In which I tell you, in two installments, how I run cscheid.net. Here, I will give an overview of the backend of the site. Next, I will write about the user-visible aspects.

Hosting

I use Linode to get a (virtual) box with root privileges. I share one physical host with 3 other OS instances, and so far I have had no problems with resource contention. The cheapest plan is USD20.00/month, and has enough disk and RAM to do fun things; I’m running Lucid Lynx on the machine. Linode’s monitoring infrastructure is especially good (and includes iPhone and iPad apps which beep if you run out of bandwidth or memory, for example). As an example, the machine hosting my virtual image had a hardware failure, and their watchdogs caught the problem before I did.

PLT Web Server

The website itself uses Racket’s web server libraries. xexprs are much more pleasant to work with than raw HTML. And although the huge libraries and popularity make me a Python fan, Racket is obviously a much better language to write for the web than PHP, Python, Perl or just about anything else I tried. I’m not sure how this setup will handle heavy traffic, but we’ll cross that bridge when we get to it.

In addition, the web server itself does not directly handle traffic: I was too concerned about writing my own applications running as root (for port 80), and I didn’t want to learn more about security than I absolutely have to. The solution, as suggested by the Racket documentations, was to use Apache to proxy the requests to my webserver running with reduced privileges. This has the advantage that it will be easy to switch to static content (or, say, serving from memcached) whenever necessary. I haven’t written the code for that yet.

Right now, the whole website runs on 800 lines of code.

Scribble

As I mentioned in my earlier post, I really don’t like Wordpress’s posting infrastructure. WYSIWIG is very convenient, but Wordpress’s rendition was never particularly consistent. The road to full control of Web content ends at raw HTML files, but the separation of content and presentation was important to me when I change the look of the website. I wanted something like LaTeX, but which also let control how it compiles down to HTML: enter Scribble.

Scribble is a ``system for writing library documentation, user guides, and tutorials’’. Designed by Matthew Flatt, Eli Barzilay and Robert Findler, the syntax feels superficially like a variant of LaTeX. However, a Scribble document is actually a Racket module, and all the translation happens at read-time.

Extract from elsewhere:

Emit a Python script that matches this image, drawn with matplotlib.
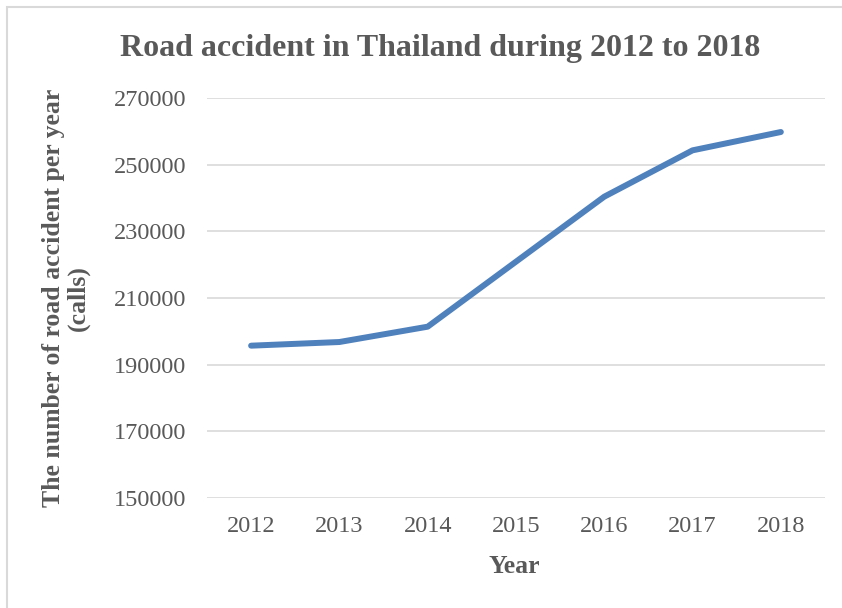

Scribble feels like LaTeX with Scheme under the hood. It lets me write with a much more pleasant syntax, and it lets me cleanly separate content and appearance by writing the right code. Every post on this blog is a Scribble file (2019 edit: you could see the Scribble source for this at some point in the past, but now this is a boring Jekyll site, sorry!)

Scribble typically only supports HTML generation as a batch process, but I hacked together something based on Racket’s dynamic loading mechanism which seems to work so far. This setup is nice in that modules are only loaded the first time a request arrives at the server, and so access times are pretty acceptable.

Analytics

I don’t have enough traffic to need any more analytics than what Google Analytics gives me. The one thing I’d like to know better is how many people read this via RSS feeds, and I’m not sure what’s the best to get to that information. Monitoring server logs, for example, doesn’t work in the case of Google Reader, which I’m guessing accounts for a big chunk of my traffic. Any ideas?